Dec. 29 (NBD) -- Luckin Coffee, a fledging coffee chain brand in China that takes on Starbucks, was reported to be in the initial talks with overseas investment banks with a goal of going public in Hong Kong or New York next year, news reported.

According to an online system for verified information of enterprises, Luckin Coffee (Hong Kong) Limited has been set up, which seems to show the homemade coffee brand has been well-prepared for its Hong Kong debut.

As a latecomer in the coffee market, Luckin Coffee has long been ambitious to compete with Starbucks. 

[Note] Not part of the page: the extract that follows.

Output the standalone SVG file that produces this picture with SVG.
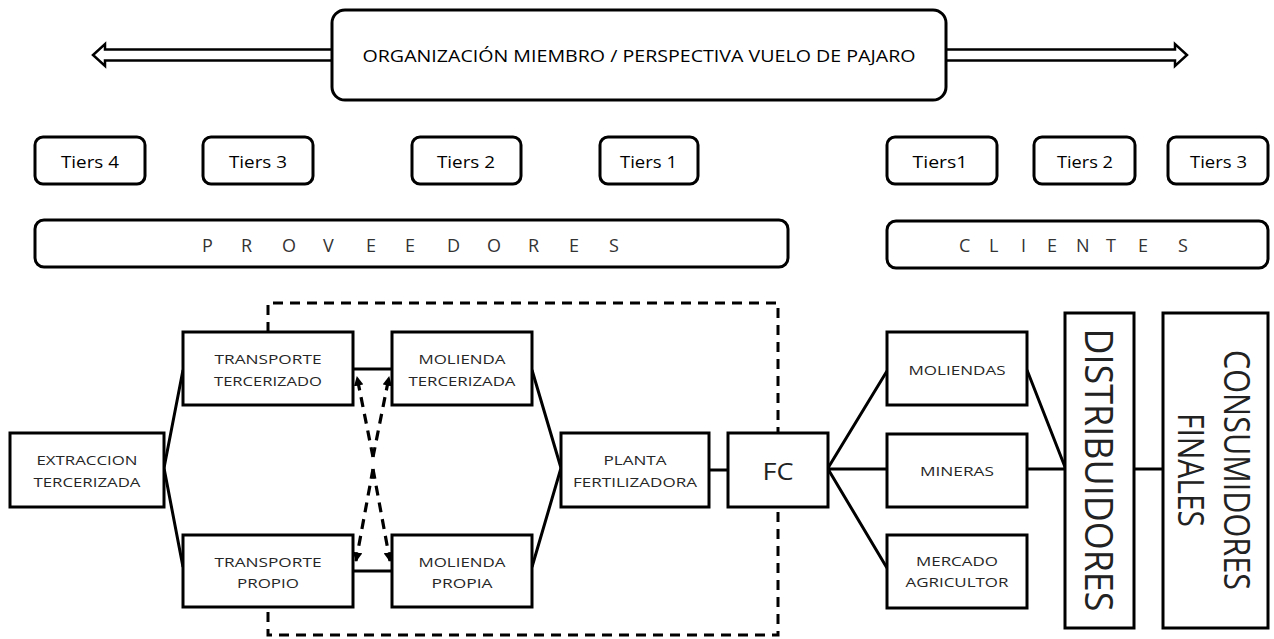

On Tuesday, after no more than a year in business, the Chinese player announced that it achieved the goal of opening 2,000 brick-and-mortar stores within a year ahead of time, with 5.5 newly-opened stores each day on average, covering 22 cities across China.

Starbucks, the top coffee chain brand whose mainland adventure began in 1999, took 17 years to open 2,000 stores in China.

Different from Starbucks, Luckin Coffee opens stores at areas that are relatively not bustling enough than central business districts and is better at catching people's attention with the help of Internet. Also, the Chinese coffee upstart provides more affordable products and more subsidies. Furthermore, consumers are able to buy Luckin coffee on its online application with delivery services, which not only decreases the customer acquisition costs but also makes coffee more accessible and relaxing for consumers.

Due to the large and fast-growing domestic coffee market and sufficient venture capitals, Luckin Coffee has completed two funding rounds, becoming a unicorn in the industry within only a short period of time.

In July this year, Luckin Coffee announced that it had finished the series A round of financing with funds totaling 200 million U.S. dollars. In December, the domestic coffee brand declared that the series B round of financing worth 200 million U.S. dollars had been completed, after which it was valued at 2.2 billion U.S. dollars.

However, mere money is far from enough for the future development of Luckin Coffee, since the marginal effects brought by burning through money are diminishing.

Despite the huge room for development of the coffee market, expanding too rapidly will cause a waste of resources and a sharp increase of costs. Once capital chain rupture occurs, Luckin Coffee may be stuck in the problems currently faced by bike sharing companies like Ofo.

In addition, compared with low-cost products, highly cost-effective ones are now preferred by consumers. To improve the quality of products and customer experience and seek innovation in service models should be Luckin Coffee's directions for further development.